» Given task: Render the material again word for word, skipping the pictures in it.

» Data extract:
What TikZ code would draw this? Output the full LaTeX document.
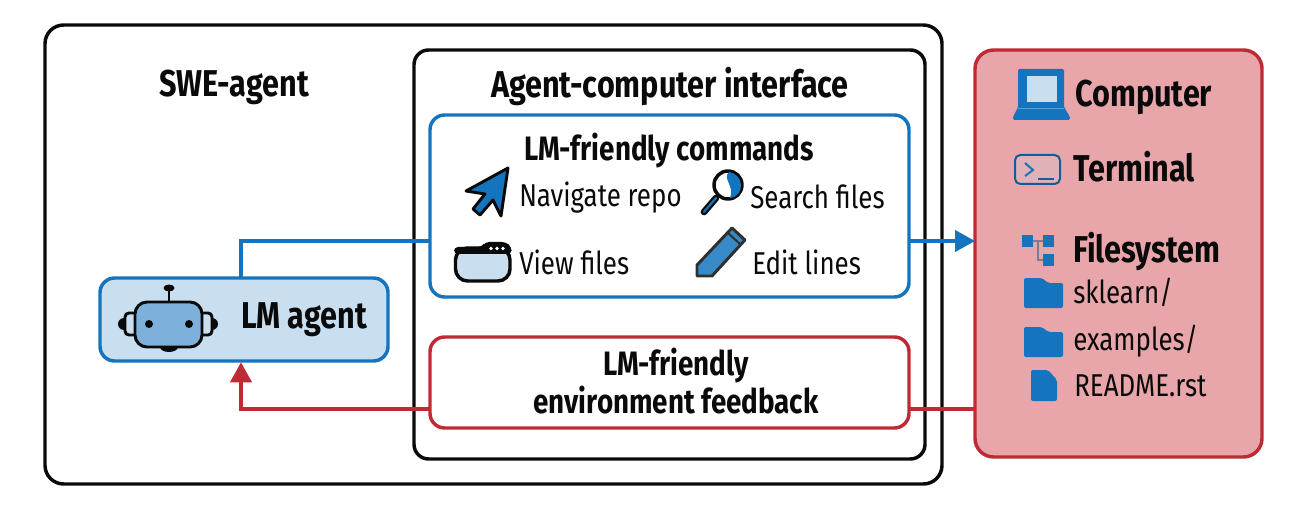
\documentclass[tikz,border=0pt]{standalone}
\usepackage{fontspec}
\setmainfont[FakeStretch=0.82]{Fira Sans}
\usetikzlibrary{arrows.meta}
\definecolor{bl}{HTML}{1474BD}
\definecolor{rd}{HTML}{BE2B34}
\definecolor{pk}{HTML}{E8A6AA}
\definecolor{lb}{HTML}{C9DFF0}
\definecolor{mb}{HTML}{7DB0DB}
\definecolor{ink}{HTML}{0A0A0A}
\tikzset{
 framebox/.style={draw=#1,line width=2.6pt,rounded corners=11pt,inner sep=0pt,outer sep=0pt},
 ttl/.style={font=\fontsize{28}{32}\selectfont\bfseries,text=ink,inner sep=0pt,align=center},
 sub/.style={font=\fontsize{25.4}{28}\selectfont\bfseries,text=ink,inner sep=0pt,align=center},
 lbl/.style={font=\fontsize{23.7}{28}\selectfont,text=ink,inner sep=0pt,anchor=west},
 wire/.style={line width=2.4pt},
 tip/.style={-{Triangle[length=15pt,width=16pt]}},
 ico/.style={draw=ink,line width=2.2pt,line join=round},
}
\newcommand{\boxat}[6]{\node[framebox=#5,#6,minimum width=#3*0.75pt,minimum height=#4*0.75pt,anchor=north west] (#1) at #2 {};}
\begin{document}
\begin{tikzpicture}[x=0.75pt,y=-0.75pt]
\useasboundingbox (0,0) rectangle (1300,506);
% frames
\boxat{outer}{(45,25)}{897}{459}{ink}{rounded corners=14pt}
\boxat{aci}{(414,50)}{511}{409}{ink}{}
\boxat{cmd}{(430,115)}{479}{182}{bl}{}
\boxat{fb}{(430,337)}{479}{91}{rd}{}
\boxat{comp}{(975,50)}{287}{407}{rd}{fill=pk,rounded corners=14pt}
\boxat{agent}{(100,278)}{288}{83}{bl}{fill=lb}
% anchors for connectors
\coordinate (upper) at (241,241);
\coordinate (lower) at (241,409);
% connectors
\draw[wire,bl] (agent.north -| upper) -- (upper) -- (cmd.west |- upper);
\draw[wire,bl,tip] (cmd.east |- upper) -- (comp.west |- upper);
\draw[wire,rd] (comp.west |- lower) -- (fb.east |- lower);
\draw[wire,rd,tip] (fb.west |- lower) -- (lower) -- ([yshift=-1pt]agent.south -| lower);
% titles
\node[ttl] (swe) at (234,87) {SWE-agent};
\node[ttl] (acit) at (670,87) {Agent-computer interface};
\node[sub] (cmdt) at (669,151) {LM-friendly commands};
\node[sub] (fbt) at (676,381) {LM-friendly\\environment feedback};
\node[ttl,anchor=west] (agt) at (241,320) {LM agent};
\node[ttl,anchor=west] (compt) at (1075,97) {Computer};
\node[ttl,anchor=west] (termt) at (1073,167) {Terminal};
\node[ttl,anchor=west] (fst) at (1073,252) {Filesystem};
% labels
\node[lbl] (nav) at (519,198) {Navigate repo};
\node[lbl] (srch) at (750,197) {Search files};
\node[lbl] (view) at (519,262) {View files};
\node[lbl] (edit) at (752,262) {Edit lines};
\node[lbl] (skl) at (1073,292) {sklearn/};
\node[lbl] (exa) at (1073,341) {examples/};
\node[lbl] (rdm) at (1074,386) {README.rst};
% robot icon
\fill[ink] (124,324) circle (6);
\fill[ink] (212,324) circle (6);
\fill[ink] (169,347) ellipse (9 and 5);
\draw[ink,line width=2.2pt,fill=lb,rounded corners=3pt] (135,313) -- (125,313) -- (125,335) -- (135,335);
\draw[ink,line width=2.2pt,fill=lb,rounded corners=3pt] (202,313) -- (212,313) -- (212,335) -- (202,335);
\draw[ink,line width=2.2pt,fill=mb,rounded corners=9pt] (135,302) rectangle (202,347);
\draw[ink,line width=2.2pt] (169,302) -- (169,290);
\fill[ink] (169,288) ellipse (5.5 and 3.5);
\fill[ink] (149,324) circle (4);
\fill[ink] (189,324) circle (4);
% navigate cursor
\draw[ico,fill=bl] (508,168) -- (466,191) -- (485,194) -- (473,209) -- (480,215) -- (493,200) -- (501,216) -- cycle;
% view window
\draw[ink,line width=2.6pt,fill=lb,rounded corners=9pt] (455.5,248) rectangle (510,281);
\fill[ink,rounded corners=3pt] (454,254) -- (454,247) -- (482,247) -- (485,242) -- (506,242) -- (511.5,247) -- (511.5,254) -- cycle;
\foreach \x in {491,497,503} \fill[white] (\x,248.5) circle (1.9);
% magnifier
\draw[ink,line width=5pt,line cap=round] (716,198) -- (704,212);
\draw[bl,line width=1.6pt,line cap=round] (716,198) -- (704,212);
\draw[ink,line width=2.6pt,fill=white] (728,185) circle (14);
\fill[bl] (729,172) .. controls (722,179) and (735,186) .. (730,198) .. controls (738,197) and (741,191) .. (741,185) .. controls (741,178) and (735,173) .. (729,172) -- cycle;
% pencil
\draw[line width=2.2pt,line join=round,fill=bl!85!white,draw=ink!85] (697,276) -- (697,265) -- (732,228) -- (745,240) -- (712,276) -- cycle;
\draw[ink!85,line width=1.5pt] (728,233) -- (741,245);
% laptop
\fill[bl,rounded corners=1pt] (1018,69) -- (1064,69) -- (1064,107) -- (1070,117) -- (1070,120) -- (1013,120) -- (1013,117) -- (1018,107) -- cycle;
\fill[lb] (1027,76) -- (1057,76) -- (1057,102) -- (1027,102) -- cycle;
\draw[bl!60!lb,line width=0.5pt] (1018,108) -- (1064,108);
% terminal
\draw[bl!80!black,line width=1.5pt,rounded corners=4pt,fill=lb!20!pk] (1015,155) rectangle (1060,184);
\draw[bl,line width=1.5pt] (1025,163) -- (1033,170) -- (1025,176);
\draw[bl!80!black,line width=1.5pt] (1038,179) -- (1054,179);
% filesystem
\draw[bl!40!pk!85!black,line width=1pt] (1033,241) -- (1043,241) (1038,241) -- (1038,260) -- (1043,260);
\fill[bl] (1022,235) rectangle (1033,247);
\fill[bl] (1043,235) rectangle (1054,247);
\fill[bl] (1043,254) rectangle (1054,266);
% folders
\foreach \yy in {278,327} {
 \fill[bl,rounded corners=1.5pt] (1024,\yy) -- (1042,\yy) -- (1048,\yy+5) -- (1063,\yy+5) -- (1063,\yy+30) -- (1024,\yy+30) -- cycle;
}
% file
\fill[bl,rounded corners=1.5pt] (1031,370) -- (1048,370) -- (1057,380) -- (1057,401) -- (1031,401) -- cycle;
\end{tikzpicture}
\end{document}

» Expected output:
What TikZ code would draw this? Output the full LaTeX document.
\documentclass[tikz,border=0pt]{standalone}
\usepackage{fontspec}
\setmainfont[FakeStretch=0.82]{Fira Sans}
\usetikzlibrary{arrows.meta}
\definecolor{bl}{HTML}{1474BD}
\definecolor{rd}{HTML}{BE2B34}
\definecolor{pk}{HTML}{E8A6AA}
\definecolor{lb}{HTML}{C9DFF0}
\definecolor{mb}{HTML}{7DB0DB}
\definecolor{ink}{HTML}{0A0A0A}
\tikzset{
 framebox/.style={draw=#1,line width=2.6pt,rounded corners=11pt,inner sep=0pt,outer sep=0pt},
 ttl/.style={font=\fontsize{28}{32}\selectfont\bfseries,text=ink,inner sep=0pt,align=center},
 sub/.style={font=\fontsize{25.4}{28}\selectfont\bfseries,text=ink,inner sep=0pt,align=center},
 lbl/.style={font=\fontsize{23.7}{28}\selectfont,text=ink,inner sep=0pt,anchor=west},
 wire/.style={line width=2.4pt},
 tip/.style={-{Triangle[length=15pt,width=16pt]}},
 ico/.style={draw=ink,line width=2.2pt,line join=round},
}
\newcommand{\boxat}[6]{\node[framebox=#5,#6,minimum width=#3*0.75pt,minimum height=#4*0.75pt,anchor=north west] (#1) at #2 {};}
\begin{document}
\begin{tikzpicture}[x=0.75pt,y=-0.75pt]
\useasboundingbox (0,0) rectangle (1300,506);
% frames
\boxat{outer}{(45,25)}{897}{459}{ink}{rounded corners=14pt}
\boxat{aci}{(414,50)}{511}{409}{ink}{}
\boxat{cmd}{(430,115)}{479}{182}{bl}{}
\boxat{fb}{(430,337)}{479}{91}{rd}{}
\boxat{comp}{(975,50)}{287}{407}{rd}{fill=pk,rounded corners=14pt}
\boxat{agent}{(100,278)}{288}{83}{bl}{fill=lb}
% anchors for connectors
\coordinate (upper) at (241,241);
\coordinate (lower) at (241,409);
% connectors
\draw[wire,bl] (agent.north -| upper) -- (upper) -- (cmd.west |- upper);
\draw[wire,bl,tip] (cmd.east |- upper) -- (comp.west |- upper);
\draw[wire,rd] (comp.west |- lower) -- (fb.east |- lower);
\draw[wire,rd,tip] (fb.west |- lower) -- (lower) -- ([yshift=-1pt]agent.south -| lower);
% titles
\node[ttl] (swe) at (234,87) {SWE-agent};
\node[ttl] (acit) at (670,87) {Agent-computer interface};
\node[sub] (cmdt) at (669,151) {LM-friendly commands};
\node[sub] (fbt) at (676,381) {LM-friendly\\environment feedback};
\node[ttl,anchor=west] (agt) at (241,320) {LM agent};
\node[ttl,anchor=west] (compt) at (1075,97) {Computer};
\node[ttl,anchor=west] (termt) at (1073,167) {Terminal};
\node[ttl,anchor=west] (fst) at (1073,252) {Filesystem};
% labels
\node[lbl] (nav) at (519,198) {Navigate repo};
\node[lbl] (srch) at (750,197) {Search files};
\node[lbl] (view) at (519,262) {View files};
\node[lbl] (edit) at (752,262) {Edit lines};
\node[lbl] (skl) at (1073,292) {sklearn/};
\node[lbl] (exa) at (1073,341) {examples/};
\node[lbl] (rdm) at (1074,386) {README.rst};
% robot icon
\fill[ink] (124,324) circle (6);
\fill[ink] (212,324) circle (6);
\fill[ink] (169,347) ellipse (9 and 5);
\draw[ink,line width=2.2pt,fill=lb,rounded corners=3pt] (135,313) -- (125,313) -- (125,335) -- (135,335);
\draw[ink,line width=2.2pt,fill=lb,rounded corners=3pt] (202,313) -- (212,313) -- (212,335) -- (202,335);
\draw[ink,line width=2.2pt,fill=mb,rounded corners=9pt] (135,302) rectangle (202,347);
\draw[ink,line width=2.2pt] (169,302) -- (169,290);
\fill[ink] (169,288) ellipse (5.5 and 3.5);
\fill[ink] (149,324) circle (4);
\fill[ink] (189,324) circle (4);
% navigate cursor
\draw[ico,fill=bl] (508,168) -- (466,191) -- (485,194) -- (473,209) -- (480,215) -- (493,200) -- (501,216) -- cycle;
% view window
\draw[ink,line width=2.6pt,fill=lb,rounded corners=9pt] (455.5,248) rectangle (510,281);
\fill[ink,rounded corners=3pt] (454,254) -- (454,247) -- (482,247) -- (485,242) -- (506,242) -- (511.5,247) -- (511.5,254) -- cycle;
\foreach \x in {491,497,503} \fill[white] (\x,248.5) circle (1.9);
% magnifier
\draw[ink,line width=5pt,line cap=round] (716,198) -- (704,212);
\draw[bl,line width=1.6pt,line cap=round] (716,198) -- (704,212);
\draw[ink,line width=2.6pt,fill=white] (728,185) circle (14);
\fill[bl] (729,172) .. controls (722,179) and (735,186) .. (730,198) .. controls (738,197) and (741,191) .. (741,185) .. controls (741,178) and (735,173) .. (729,172) -- cycle;
% pencil
\draw[line width=2.2pt,line join=round,fill=bl!85!white,draw=ink!85] (697,276) -- (697,265) -- (732,228) -- (745,240) -- (712,276) -- cycle;
\draw[ink!85,line width=1.5pt] (728,233) -- (741,245);
% laptop
\fill[bl,rounded corners=1pt] (1018,69) -- (1064,69) -- (1064,107) -- (1070,117) -- (1070,120) -- (1013,120) -- (1013,117) -- (1018,107) -- cycle;
\fill[lb] (1027,76) -- (1057,76) -- (1057,102) -- (1027,102) -- cycle;
\draw[bl!60!lb,line width=0.5pt] (1018,108) -- (1064,108);
% terminal
\draw[bl!80!black,line width=1.5pt,rounded corners=4pt,fill=lb!20!pk] (1015,155) rectangle (1060,184);
\draw[bl,line width=1.5pt] (1025,163) -- (1033,170) -- (1025,176);
\draw[bl!80!black,line width=1.5pt] (1038,179) -- (1054,179);
% filesystem
\draw[bl!40!pk!85!black,line width=1pt] (1033,241) -- (1043,241) (1038,241) -- (1038,260) -- (1043,260);
\fill[bl] (1022,235) rectangle (1033,247);
\fill[bl] (1043,235) rectangle (1054,247);
\fill[bl] (1043,254) rectangle (1054,266);
% folders
\foreach \yy in {278,327} {
 \fill[bl,rounded corners=1.5pt] (1024,\yy) -- (1042,\yy) -- (1048,\yy+5) -- (1063,\yy+5) -- (1063,\yy+30) -- (1024,\yy+30) -- cycle;
}
% file
\fill[bl,rounded corners=1.5pt] (1031,370) -- (1048,370) -- (1057,380) -- (1057,401) -- (1031,401) -- cycle;
\end{tikzpicture}
\end{document}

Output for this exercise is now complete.